Once we had demonstrated that poly-SPM brushes can act as Zn2+ ion nanoreservoirs, we proceeded with the synthesis of ZIF-8 films using poly-SPM as a macromolecular primer. As stated above, the main aim of our work is to address how the growth of MOF thin films is affected when the heterogeneous nucleation occurs on a “macromolecular” or a “monomolecular” priming layer. To this end, we tracked the nucleation and growth of ZIF-8 films by performing in situ quartz crystal microbalance (QCM) experiments using Au-coated sensors modified with poly-SPM brushes. For the sake of comparison, similar experiments were performed using Au-coated sensors modified with a sodium 3-mercapto-1-propanesulfonate (MPSA) self-assembled monolayer. We have recently reported that sulfonate-bearing self-assembled monolayers are very efficient primers for the nucleation and growth of ZIF-8 films.30 In essence, the comparison of QCM traces describing ZIF-8 growth on poly-SPM brushes, and MPSA monolayers refers to the heterogeneous nucleation of the MOF layer at interfaces exposing sulfonate groups in “polymeric” and “monomolecular” configurations.

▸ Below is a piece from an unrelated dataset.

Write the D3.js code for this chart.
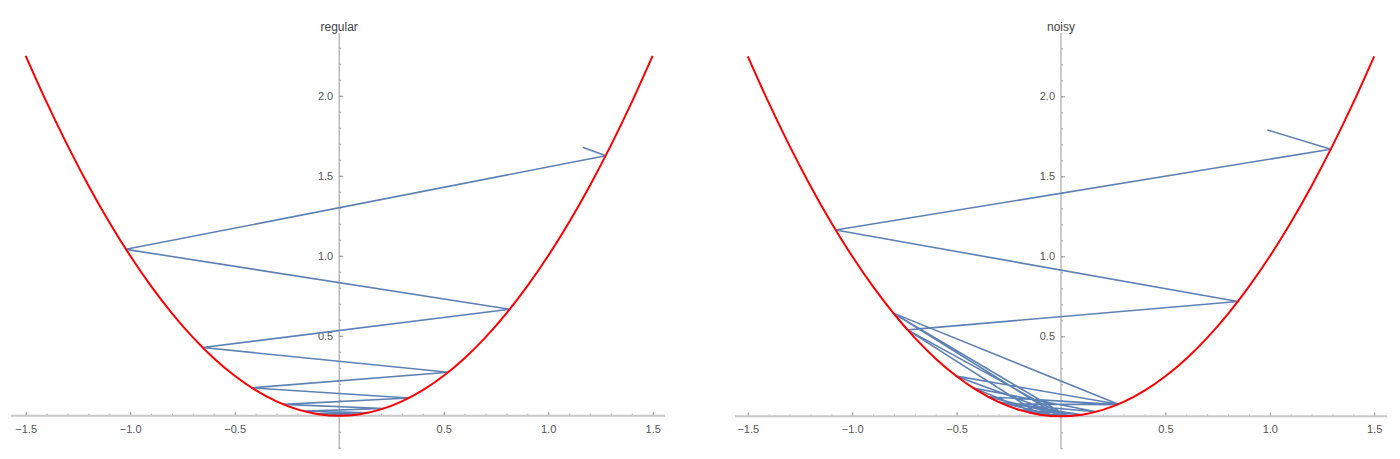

To evaluate influence of sulfonate moiety “interfacial configuration” on ZIF-8 film growth, in situ monitoring of growth kinetics using a quartz crystal microbalance (QCM) was carried out, as can be observed in Fig. 1. QCM experiments show time evolution of the frequency change (Δf) for films grown on QCM sensors modified with MPSA monolayers and poly-SPM brushes, respectively, after direct mixing of methanolic solutions of precursors at a stoichiometric metal[thin space (1/6-em)]:[thin space (1/6-em)]linker (1[thin space (1/6-em)]:[thin space (1/6-em)]2) molar ratio (see ESI, for further details).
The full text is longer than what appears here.